Une source d’inspiration pour nos pratiques enseignantes et nos praxis éducatives

La réflexion de bell hooks est stimulante car elle inscrit la nécessité de penser la pédagogie comme pratique de la liberté, dans la référence à Paulo Freire, mais d’un point de vue radical et féministe, qui défie la société états-unienne « (hétéro)patriarcale, raciste et capitaliste ».

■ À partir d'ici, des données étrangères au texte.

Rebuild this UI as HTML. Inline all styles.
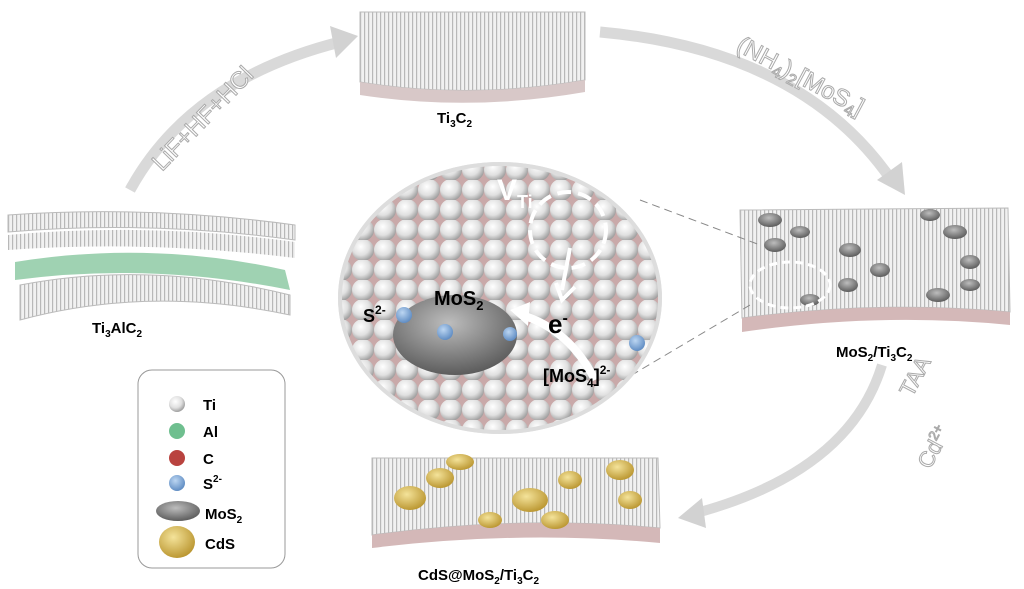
<!DOCTYPE html>
<html><head><meta charset="utf-8"><style>
html,body{margin:0;padding:0;background:#fff;}
svg{display:block;font-family:"Liberation Sans",Arial,sans-serif;}
</style></head><body>
<svg width="1024" height="589" viewBox="0 0 1024 589" xmlns="http://www.w3.org/2000/svg">
<defs>
<pattern id="stripe" width="4" height="10" patternUnits="userSpaceOnUse">
<rect width="4" height="10" fill="#f1f1f1"/><rect width="1.2" height="10" fill="#b8b8b8"/>
</pattern>
<radialGradient id="ball" cx="0.4" cy="0.35" r="0.65">
<stop offset="0" stop-color="#ffffff"/><stop offset="0.6" stop-color="#e0e0e0"/><stop offset="1" stop-color="#a0a0a0"/>
</radialGradient>
<pattern id="balls" width="22" height="20" patternUnits="userSpaceOnUse">
<rect width="22" height="20" fill="#c9a9a9"/>
<circle cx="11" cy="10" r="11" fill="url(#ball)"/>
</pattern>
<radialGradient id="blue" cx="0.4" cy="0.35" r="0.7"><stop offset="0" stop-color="#bcd6f2"/><stop offset="1" stop-color="#5a88c0"/></radialGradient>
<radialGradient id="gray" cx="0.45" cy="0.35" r="0.7"><stop offset="0" stop-color="#bdbdbd"/><stop offset="1" stop-color="#555"/></radialGradient>
<radialGradient id="gold" cx="0.4" cy="0.35" r="0.7"><stop offset="0" stop-color="#f4e39a"/><stop offset="1" stop-color="#b8932c"/></radialGradient>
<clipPath id="cc"><ellipse cx="500" cy="298" rx="160" ry="134"/></clipPath>
</defs>

<!-- arrows -->
<path d="M130 190 Q190 80 340 42" fill="none" stroke="#d9d9d9" stroke-width="11"/>
<polygon points="358,36 330,26 336,58" fill="#d2d2d2"/>
<path d="M600 32 Q800 50 890 178" fill="none" stroke="#d9d9d9" stroke-width="11"/>
<polygon points="905,195 877,180 902,162" fill="#d2d2d2"/>
<path d="M882 365 Q850 470 700 512" fill="none" stroke="#d9d9d9" stroke-width="10"/>
<polygon points="678,518 702,498 706,528" fill="#d2d2d2"/>

<text transform="translate(162,172) rotate(-46)" font-size="24" fill="#fff" stroke="#aaa" stroke-width="1">LiF+HF+HCl</text>
<text transform="translate(735,50) rotate(28)" font-size="24" fill="#fff" stroke="#aaa" stroke-width="1">(NH<tspan font-size="16" dy="5">4</tspan><tspan dy="-5">)</tspan><tspan font-size="16" dy="5">2</tspan><tspan dy="-5">[MoS</tspan><tspan font-size="16" dy="5">4</tspan><tspan dy="-5">]</tspan></text>
<text transform="translate(912,398) rotate(-62)" font-size="22" fill="#fff" stroke="#aaa">TAA</text>
<text transform="translate(930,470) rotate(-62)" font-size="22" fill="#fff" stroke="#aaa">Cd<tspan font-size="14" dy="-8">2+</tspan></text>

<!-- top slab -->
<path d="M360 12 L585 12 L585 80 Q470 100 360 82 Z" fill="url(#stripe)" stroke="#bbb"/>
<path d="M360 82 Q470 100 585 80 L585 92 Q470 112 360 95 Z" fill="#d8c8c8"/>
<text x="437" y="123" font-size="15" font-weight="bold">Ti<tspan font-size="10" dy="4">3</tspan><tspan dy="-4">C</tspan><tspan font-size="10" dy="4">2</tspan></text>

<!-- left slab -->
<path d="M8 215 Q150 205 295 225 L295 240 Q150 220 8 232 Z" fill="url(#stripe)" stroke="#bbb"/>
<path d="M8 235 Q150 222 295 242 L295 258 Q150 240 8 250 Z" fill="url(#stripe)"/>
<path d="M15 262 Q150 240 285 270 L290 290 Q150 262 15 280 Z" fill="#9fd2b2"/>
<path d="M20 285 Q150 260 290 295 L290 315 Q150 285 20 320 Z" fill="url(#stripe)" stroke="#bbb"/>
<text x="92" y="333" font-size="15" font-weight="bold">Ti<tspan font-size="10" dy="4">3</tspan><tspan dy="-4">AlC</tspan><tspan font-size="10" dy="4">2</tspan></text>

<!-- right slab -->
<path d="M740 210 L1008 208 L1010 312 Q880 300 742 318 Z" fill="url(#stripe)" stroke="#bbb"/>
<path d="M742 318 Q880 300 1010 312 L1010 325 Q880 312 742 332 Z" fill="#d4b8b8"/>
<g fill="url(#gray)">
<ellipse cx="770" cy="220" rx="12" ry="7"/><ellipse cx="775" cy="245" rx="11" ry="7"/><ellipse cx="800" cy="232" rx="10" ry="6"/>
<ellipse cx="850" cy="250" rx="11" ry="7"/><ellipse cx="880" cy="270" rx="10" ry="7"/><ellipse cx="955" cy="232" rx="12" ry="7"/>
<ellipse cx="970" cy="262" rx="10" ry="7"/><ellipse cx="938" cy="295" rx="12" ry="7"/><ellipse cx="970" cy="285" rx="10" ry="6"/>
<ellipse cx="848" cy="285" rx="10" ry="7"/><ellipse cx="810" cy="300" rx="10" ry="6"/><ellipse cx="930" cy="215" rx="10" ry="6"/>
</g>
<ellipse cx="790" cy="285" rx="40" ry="23" fill="none" stroke="#fff" stroke-width="3" stroke-dasharray="8 5"/>
<text x="836" y="357" font-size="15" font-weight="bold">MoS<tspan font-size="10" dy="4">2</tspan><tspan dy="-4">/Ti</tspan><tspan font-size="10" dy="4">3</tspan><tspan dy="-4">C</tspan><tspan font-size="10" dy="4">2</tspan></text>

<!-- zoom lines -->
<line x1="640" y1="200" x2="760" y2="245" stroke="#888" stroke-dasharray="8 5"/>
<line x1="620" y1="382" x2="750" y2="305" stroke="#888" stroke-dasharray="8 5"/>

<!-- bottom slab -->
<path d="M372 458 L658 458 L660 528 Q520 515 372 535 Z" fill="url(#stripe)" stroke="#bbb"/>
<path d="M372 535 Q520 515 660 528 L660 543 Q520 530 372 548 Z" fill="#d4b8b8"/>
<g fill="url(#gold)">
<ellipse cx="410" cy="498" rx="16" ry="12"/><ellipse cx="440" cy="478" rx="14" ry="10"/><ellipse cx="460" cy="462" rx="14" ry="8"/>
<ellipse cx="530" cy="500" rx="18" ry="12"/><ellipse cx="555" cy="520" rx="14" ry="9"/><ellipse cx="570" cy="480" rx="12" ry="9"/>
<ellipse cx="620" cy="470" rx="14" ry="10"/><ellipse cx="630" cy="500" rx="12" ry="9"/><ellipse cx="490" cy="520" rx="12" ry="8"/>
</g>
<text x="418" y="580" font-size="15" font-weight="bold">CdS@MoS<tspan font-size="10" dy="4">2</tspan><tspan dy="-4">/Ti</tspan><tspan font-size="10" dy="4">3</tspan><tspan dy="-4">C</tspan><tspan font-size="10" dy="4">2</tspan></text>

<!-- circle -->
<ellipse cx="500" cy="298" rx="162" ry="136" fill="#e8e8e8"/>
<g clip-path="url(#cc)">
<rect x="330" y="160" width="340" height="280" fill="url(#balls)"/>
<ellipse cx="455" cy="335" rx="62" ry="40" fill="url(#gray)"/>
<circle cx="404" cy="315" r="8" fill="url(#blue)"/><circle cx="445" cy="332" r="8" fill="url(#blue)"/>
<circle cx="510" cy="334" r="7" fill="url(#blue)"/><circle cx="637" cy="343" r="8" fill="url(#blue)"/>
<circle cx="427" cy="168" r="6" fill="url(#blue)"/>
</g>
<ellipse cx="500" cy="298" rx="160" ry="134" fill="none" stroke="#ddd" stroke-width="4"/>
<ellipse cx="568" cy="230" rx="38" ry="38" fill="none" stroke="#fff" stroke-width="4" stroke-dasharray="14 7"/>
<path d="M570 248 L562 290 M556 283 L562 300 L575 287" fill="none" stroke="#fff" stroke-width="4"/>
<path d="M595 380 Q570 330 522 315" fill="none" stroke="#fff" stroke-width="8"/>
<polygon points="510,310 530,302 528,326" fill="#fff"/>
<text x="497" y="200" font-size="30" font-weight="bold" fill="#fff">V<tspan font-size="18" dy="8">Ti</tspan></text>
<text x="363" y="322" font-size="18" font-weight="bold">S<tspan font-size="12" dy="-8">2-</tspan></text>
<text x="434" y="305" font-size="20" font-weight="bold">MoS<tspan font-size="13" dy="5">2</tspan></text>
<text x="548" y="333" font-size="26" font-weight="bold">e<tspan font-size="16" dy="-10">-</tspan></text>
<text x="543" y="382" font-size="18" font-weight="bold">[MoS<tspan font-size="12" dy="5">4</tspan><tspan dy="-5">]</tspan><tspan font-size="12" dy="-8">2-</tspan></text>

<!-- legend -->
<rect x="138" y="370" width="147" height="198" rx="14" fill="#fff" stroke="#999"/>
<circle cx="177" cy="404" r="8" fill="url(#ball)"/><text x="203" y="410" font-size="15" font-weight="bold">Ti</text>
<circle cx="177" cy="431" r="8" fill="#6fbf8f"/><text x="203" y="437" font-size="15" font-weight="bold">Al</text>
<circle cx="177" cy="458" r="8" fill="#b9433f"/><text x="203" y="464" font-size="15" font-weight="bold">C</text>
<circle cx="177" cy="483" r="8" fill="url(#blue)"/><text x="203" y="489" font-size="15" font-weight="bold">S<tspan font-size="10" dy="-7">2-</tspan></text>
<ellipse cx="178" cy="511" rx="22" ry="10" fill="url(#gray)"/><text x="205" y="519" font-size="15" font-weight="bold">MoS<tspan font-size="10" dy="4">2</tspan></text>
<ellipse cx="177" cy="542" rx="18" ry="16" fill="url(#gold)"/><text x="205" y="549" font-size="15" font-weight="bold">CdS</text>
</svg>
</body></html>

L’enjeu politique de sa pédagogie engagée est de rompre avec l’invisibilisation et la mise sous silence des opprimé·es, notamment les femmes noires analphabètes, de donner la parole aux sujets les plus minorisés, de leur (re)connaître un pouvoir propre d’agir, ressort de leur empowerment. Sa réflexion permet de tramer ensemble les considérations pédagogiques et les enjeux épistémologiques et politiques.

 

Références bibliographiques

– Altamimi Manal, Dor Tal et Guénif-Souilamas Nacira (dir.), Rencontres Radicales. Pour des dialogues féministes décoloniaux, Paris : Éditions Cambourakis, Collection Sorcières, 2018.
– hooks, bell, Teaching to Transgress: Education as the Practice of Freedom, New York : Routledge, 1994.
– hooks, bell, Teaching Community: A Pedagogy of Hope, New York : Routledge, 2003.
– hooks, bell, Teaching Critical Thinking: Practical Wisdom, New York : Routledge, 2010.
– hooks, bell, La pédagogie engagée (texte présenté et traduit par C. Fourton), Tracés. Revue de Sciences humaines, 2013, 25, p. 179-190.
– hooks, bell, Ne suis-je pas une femme ? Femmes noires et féminisme, Paris : Cambourakis, 2015 [1981].
– hooks, bell, De la marge au centre. Théorie féministe, Paris : Cambourakis, 2017 [1984].
– hooks, bell, Apprendre à transgresser. L'éducation comme pratique de la liberté, Montréal  : M éditeur et Paris  : Éditions Syllepse, 2019 [1994].
– Lutz, Helma, Feminist theory in practice: An interview with bell hooks: Encounter with an impressive female academic fighter against multiple forms of oppression, Women's Studies International Forum, vol. 16, n°4, 1993, p. 419-425.
– Solar Claudie, Dentelle de pédagogies féministes, Revue canadienne de l’éducation, 1992, vol. 17, n°3, p. 264-285.